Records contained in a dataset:
###

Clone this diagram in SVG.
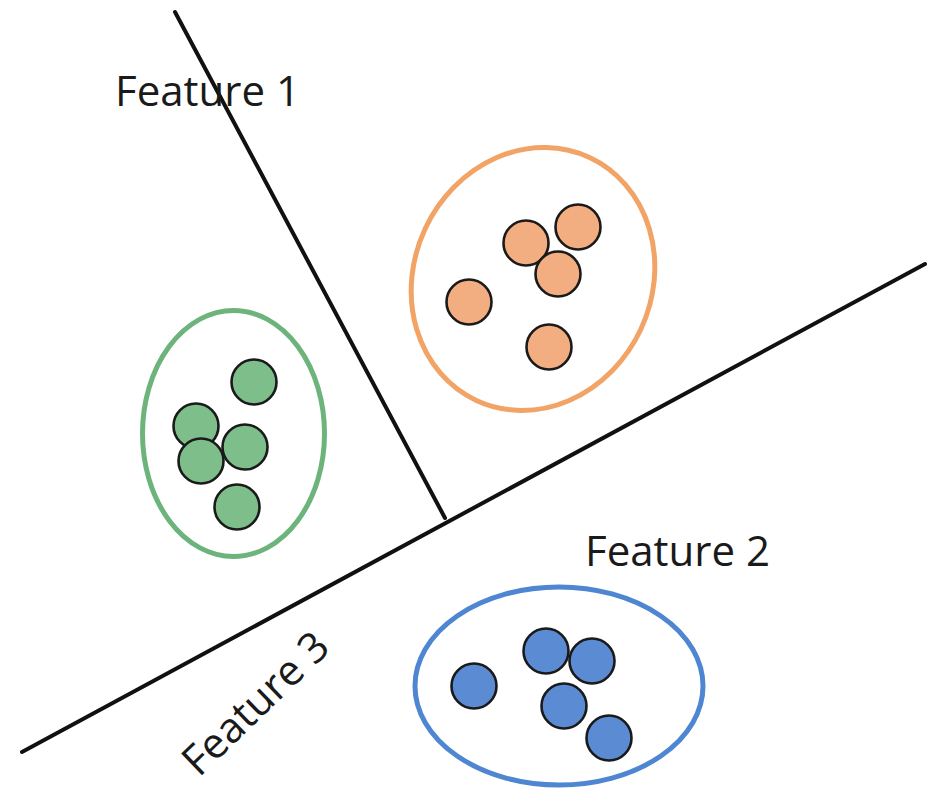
<svg xmlns="http://www.w3.org/2000/svg" width="931" height="791" viewBox="0 0 931 791">
<style>
.bg{fill:#ffffff}
.axis{stroke:#111;stroke-width:4;fill:none;stroke-linecap:round}
.lbl{font-family:"Open Sans","Liberation Sans",sans-serif;font-size:42px;fill:#1a1a1a}
.pt{stroke:#1a1a1a;stroke-width:2.6}
.o{fill:#F2AE80}
.g{fill:#7DBE8B}
.b{fill:#5A8BD3}
.ring{fill:none;stroke-width:5}
</style>
<rect class="bg" x="0" y="0" width="931" height="791"/>
<g id="connectors">
<line class="axis" x1="175" y1="12" x2="445" y2="518"/>
<line class="axis" x1="22" y1="752" x2="925" y2="264"/>
</g>
<g id="label-feature1"><text class="lbl" x="115" y="106">Feature 1</text></g>
<g id="label-feature2"><text class="lbl" x="585" y="566">Feature 2</text></g>
<g id="label-feature3"><text class="lbl" font-size="41" transform="translate(199,778) rotate(-44)">Feature 3</text></g>
<g id="cluster-orange">
<ellipse class="ring" stroke="#F2A366" cx="533" cy="279" rx="119" ry="134" transform="rotate(25 533 279)"/>
<circle class="pt o" cx="526" cy="243" r="22.5"/>
<circle class="pt o" cx="578" cy="227" r="22.5"/>
<circle class="pt o" cx="558" cy="274" r="22.5"/>
<circle class="pt o" cx="469" cy="302" r="22.5"/>
<circle class="pt o" cx="549" cy="347" r="22.5"/>
</g>
<g id="cluster-green">
<ellipse class="ring" stroke="#6DB47C" cx="233.5" cy="433.5" rx="91" ry="123"/>
<circle class="pt g" cx="254" cy="382" r="22.5"/>
<circle class="pt g" cx="196" cy="426" r="22.5"/>
<circle class="pt g" cx="245" cy="447" r="22.5"/>
<circle class="pt g" cx="201" cy="461" r="22.5"/>
<circle class="pt g" cx="237" cy="507" r="22.5"/>
</g>
<g id="cluster-blue">
<ellipse class="ring" stroke="#4F86D2" cx="559" cy="686" rx="144" ry="99"/>
<circle class="pt b" cx="474" cy="686" r="22.5"/>
<circle class="pt b" cx="546" cy="651" r="22.5"/>
<circle class="pt b" cx="592" cy="661" r="22.5"/>
<circle class="pt b" cx="564" cy="706" r="22.5"/>
<circle class="pt b" cx="609" cy="738" r="22.5"/>
</g>
</svg>
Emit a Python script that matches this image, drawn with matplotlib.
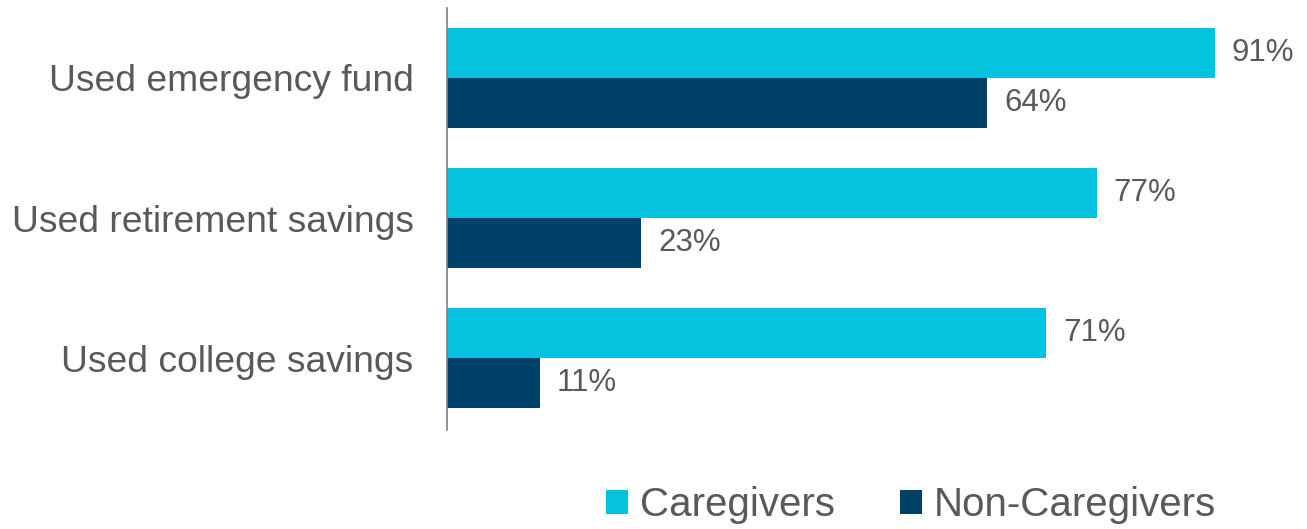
import matplotlib
matplotlib.use("Agg")
import matplotlib.pyplot as plt
import numpy as np

categories = ["Used emergency fund", "Used retirement savings", "Used college savings"]
caregivers = [91, 77, 71]
non_caregivers = [64, 23, 11]
series_names = ["Caregivers", "Non-Caregivers"]

cyan = "#05C3DE"
navy = "#00416A"
text_gray = "#595959"

plt.rcParams["font.family"] = ["Liberation Sans", "DejaVu Sans"]

fig = plt.figure(figsize=(13.07, 5.29), dpi=100)
ax = fig.add_axes([0.342, 0.187, 0.658, 0.798])

centers = np.arange(len(categories)) * 2.8 + 1.4
h = 1.0
b1 = ax.barh(centers - h / 2, caregivers, height=h, color=cyan, label=series_names[0])
b2 = ax.barh(centers + h / 2, non_caregivers, height=h, color=navy, label=series_names[1])

# value labels just past the bar ends
for bars, vals in ((b1, caregivers), (b2, non_caregivers)):
    for bar, v in zip(bars, vals):
        ax.text(v + 2.0, bar.get_y() + bar.get_height() / 2, f"{v}%",
                va="center", ha="left", fontsize=22.5, color=text_gray)

ax.set_xlim(0, 101.9)
ax.set_ylim(8.44, 0)
ax.set_yticks(centers)
ax.set_yticklabels(categories, fontsize=26.8, color=text_gray)
ax.tick_params(axis="y", length=0, pad=24)
ax.set_xticks([])
for s in ["top", "right", "bottom"]:
    ax.spines[s].set_visible(False)
ax.spines["left"].set_color("#7f7f7f")
ax.spines["left"].set_linewidth(1.2)

leg = fig.legend(handles=[b1, b2], loc="center", bbox_to_anchor=(0.697, 0.045),
                 ncol=2, frameon=False, fontsize=29, handlelength=0.55, handleheight=0.55,
                 handletextpad=0.3, columnspacing=1.6, labelcolor=text_gray)

fig.savefig("out.png", dpi=100)
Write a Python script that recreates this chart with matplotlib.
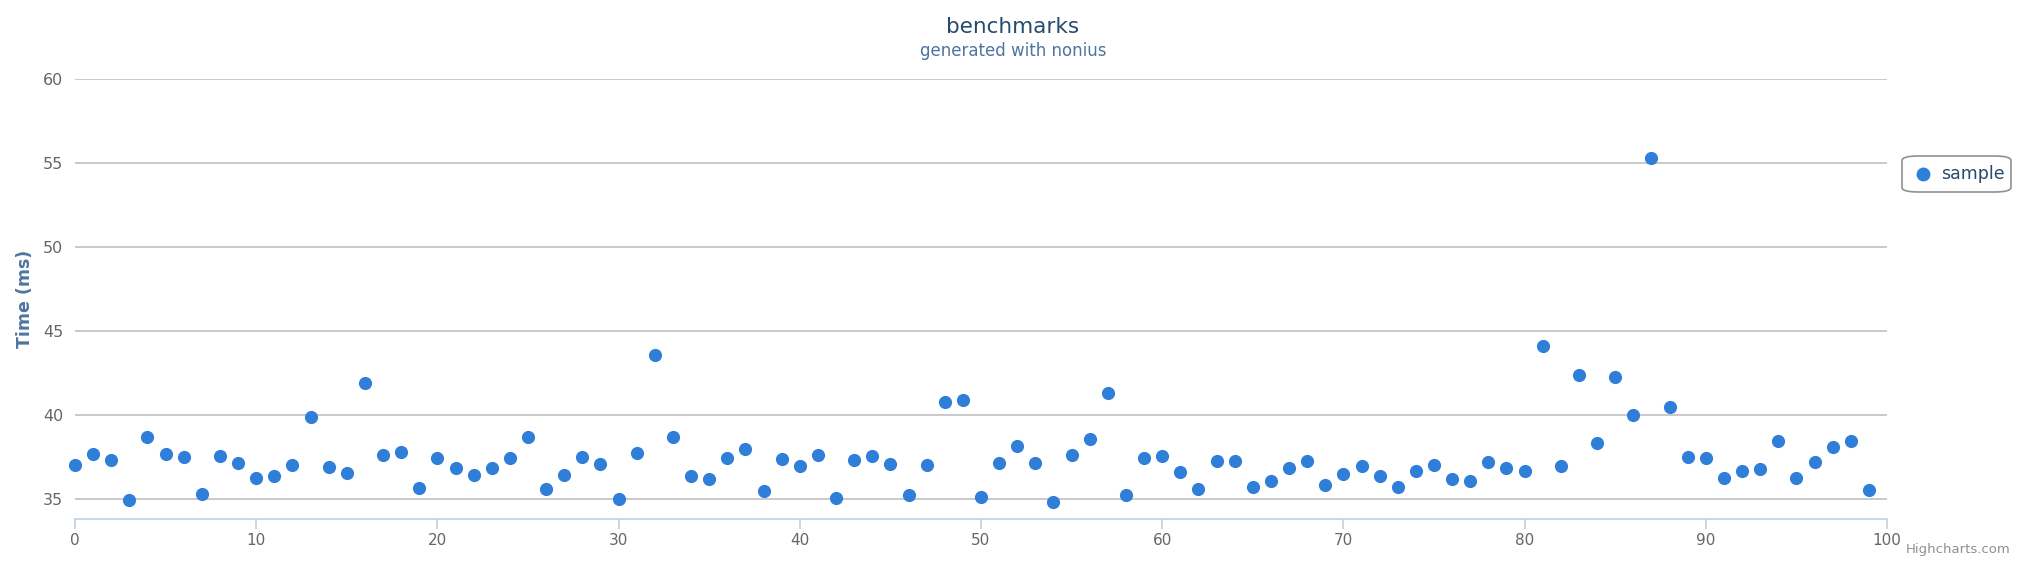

###

Task directions » The pictures in the entries should be left out; output everything else exactly.

Response »
Clone this diagram in SVG.
<svg xmlns="http://www.w3.org/2000/svg" width="931" height="791" viewBox="0 0 931 791">
<style>
.bg{fill:#ffffff}
.axis{stroke:#111;stroke-width:4;fill:none;stroke-linecap:round}
.lbl{font-family:"Open Sans","Liberation Sans",sans-serif;font-size:42px;fill:#1a1a1a}
.pt{stroke:#1a1a1a;stroke-width:2.6}
.o{fill:#F2AE80}
.g{fill:#7DBE8B}
.b{fill:#5A8BD3}
.ring{fill:none;stroke-width:5}
</style>
<rect class="bg" x="0" y="0" width="931" height="791"/>
<g id="connectors">
<line class="axis" x1="175" y1="12" x2="445" y2="518"/>
<line class="axis" x1="22" y1="752" x2="925" y2="264"/>
</g>
<g id="label-feature1"><text class="lbl" x="115" y="106">Feature 1</text></g>
<g id="label-feature2"><text class="lbl" x="585" y="566">Feature 2</text></g>
<g id="label-feature3"><text class="lbl" font-size="41" transform="translate(199,778) rotate(-44)">Feature 3</text></g>
<g id="cluster-orange">
<ellipse class="ring" stroke="#F2A366" cx="533" cy="279" rx="119" ry="134" transform="rotate(25 533 279)"/>
<circle class="pt o" cx="526" cy="243" r="22.5"/>
<circle class="pt o" cx="578" cy="227" r="22.5"/>
<circle class="pt o" cx="558" cy="274" r="22.5"/>
<circle class="pt o" cx="469" cy="302" r="22.5"/>
<circle class="pt o" cx="549" cy="347" r="22.5"/>
</g>
<g id="cluster-green">
<ellipse class="ring" stroke="#6DB47C" cx="233.5" cy="433.5" rx="91" ry="123"/>
<circle class="pt g" cx="254" cy="382" r="22.5"/>
<circle class="pt g" cx="196" cy="426" r="22.5"/>
<circle class="pt g" cx="245" cy="447" r="22.5"/>
<circle class="pt g" cx="201" cy="461" r="22.5"/>
<circle class="pt g" cx="237" cy="507" r="22.5"/>
</g>
<g id="cluster-blue">
<ellipse class="ring" stroke="#4F86D2" cx="559" cy="686" rx="144" ry="99"/>
<circle class="pt b" cx="474" cy="686" r="22.5"/>
<circle class="pt b" cx="546" cy="651" r="22.5"/>
<circle class="pt b" cx="592" cy="661" r="22.5"/>
<circle class="pt b" cx="564" cy="706" r="22.5"/>
<circle class="pt b" cx="609" cy="738" r="22.5"/>
</g>
</svg>
Emit a Python script that matches this image, drawn with matplotlib.
import matplotlib
matplotlib.use("Agg")
import matplotlib.pyplot as plt
import numpy as np

categories = ["Used emergency fund", "Used retirement savings", "Used college savings"]
caregivers = [91, 77, 71]
non_caregivers = [64, 23, 11]
series_names = ["Caregivers", "Non-Caregivers"]

cyan = "#05C3DE"
navy = "#00416A"
text_gray = "#595959"

plt.rcParams["font.family"] = ["Liberation Sans", "DejaVu Sans"]

fig = plt.figure(figsize=(13.07, 5.29), dpi=100)
ax = fig.add_axes([0.342, 0.187, 0.658, 0.798])

centers = np.arange(len(categories)) * 2.8 + 1.4
h = 1.0
b1 = ax.barh(centers - h / 2, caregivers, height=h, color=cyan, label=series_names[0])
b2 = ax.barh(centers + h / 2, non_caregivers, height=h, color=navy, label=series_names[1])

# value labels just past the bar ends
for bars, vals in ((b1, caregivers), (b2, non_caregivers)):
    for bar, v in zip(bars, vals):
        ax.text(v + 2.0, bar.get_y() + bar.get_height() / 2, f"{v}%",
                va="center", ha="left", fontsize=22.5, color=text_gray)

ax.set_xlim(0, 101.9)
ax.set_ylim(8.44, 0)
ax.set_yticks(centers)
ax.set_yticklabels(categories, fontsize=26.8, color=text_gray)
ax.tick_params(axis="y", length=0, pad=24)
ax.set_xticks([])
for s in ["top", "right", "bottom"]:
    ax.spines[s].set_visible(False)
ax.spines["left"].set_color("#7f7f7f")
ax.spines["left"].set_linewidth(1.2)

leg = fig.legend(handles=[b1, b2], loc="center", bbox_to_anchor=(0.697, 0.045),
                 ncol=2, frameon=False, fontsize=29, handlelength=0.55, handleheight=0.55,
                 handletextpad=0.3, columnspacing=1.6, labelcolor=text_gray)

fig.savefig("out.png", dpi=100)
Write a Python script that recreates this chart with matplotlib.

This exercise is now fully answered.